Benozzo Gozzoli, Le triomphe de saint Thomas d'Aquin, 1471

dimanche 12 janvier 2014

Le Baptême du Christ, de Guido Reni

            Dans la longue étude qu’il a dédiée à Guido Reni dans L’École du silence, Marc Fumaroli explique la fréquence et l’importance que le maître bolognais accorde aux figures conjointes du Christ et de saint Jean-Baptiste par le thème de la rencontre. En attendant de revenir sur ce sujet, nous citerons les lignes qu’il consacre au célèbre Baptême du Christ que l’on peut admirer au Kunsthistorisches Museum de Vienne :

Une autre accommodation, à peine plus appuyée, permet de voir se dessiner le Baptême sous la surface de la Rencontre. L’attitude des deux figures, cette fois, semble d’abord inversée par rapport à l’iconographie traditionnelle, qui représente le Christ s’inclinant et le Baptiste élevant le bras et la coupe lustrale au-dessus de lui. Mais cette inversion même des attitudes, si l’attention intérieure s’est bien fixée sur le Baptême, est un objet fertile pour ce que les maîtres spirituels nomment « considération » : le Christ commence par bénir et consacrer saint Jean avant d’être baptisé par lui et, dans le Baptême, c’est bien le Christ qui est exalté, le rôle de Jean se bornant à être l’instrument providentiel de cette exaltation. Ce renversement des rôles, ce passage du négatif au positif, de la figure apparente à la figure cachée et profonde, est la loi même de l’étonnant filigrane mnémotechnique conçu par le peintre[1].
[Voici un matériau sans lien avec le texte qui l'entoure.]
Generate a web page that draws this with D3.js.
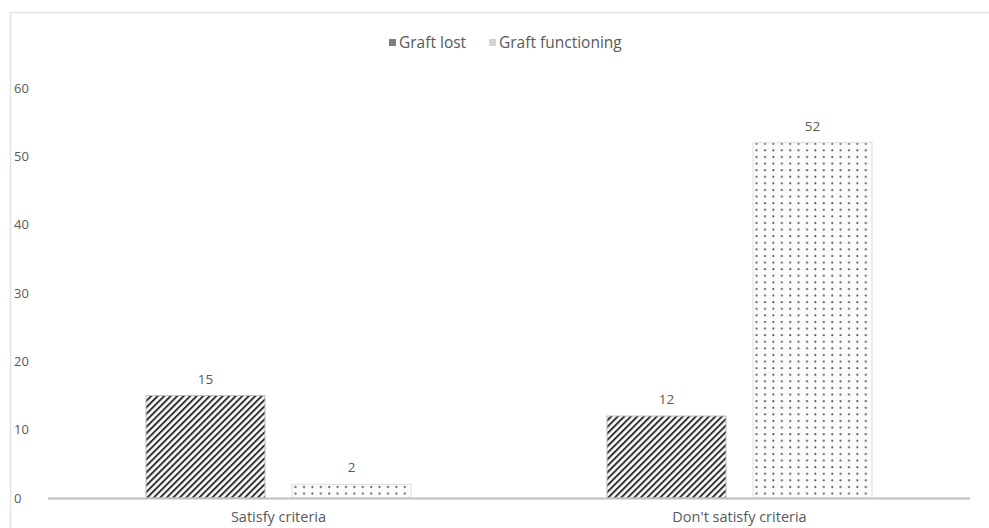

Sur un registre plus scolaire, on remarquera que Le Guide, dans cette œuvre de 1623, utilise, pour les proportions du corps humain, un canon (1 × 8) qui s’apparente davantage à Praxitèle qu’à Phidias, ce qui montre que son classicisme foncier ne néglige pas tout à fait l’héritage maniériste. En ce qui concerne la composition, il faut remarquer que la structure triangulaire particulièrement visible intègre, sur le côté gauche du triangle pour le spectateur, une droite qui traverse tout le tableau, puisqu’elle descend de la nuée, passe par la tête de la colombe et la main du Baptiste, pour arriver au pied droit de l’ange et à l’angle gauche du tableau. Cette ligne, discrète mais nette, à la droite de la scène vue des personnages eux-mêmes, est celle-là même de la théophanie qui vient, en cet instant, annoncer le caractère messianique du Fils.


Guido Reni, Le Baptême du Christ, 1623,
Vienne, Kunsthistorisches Museum.




[1] Marc FUMAROLI, L’École du silence, Le sentiment des images au XVIIe siècle, [Champs Arts, 633], Paris, Flammarion, 2008, p. 414-415.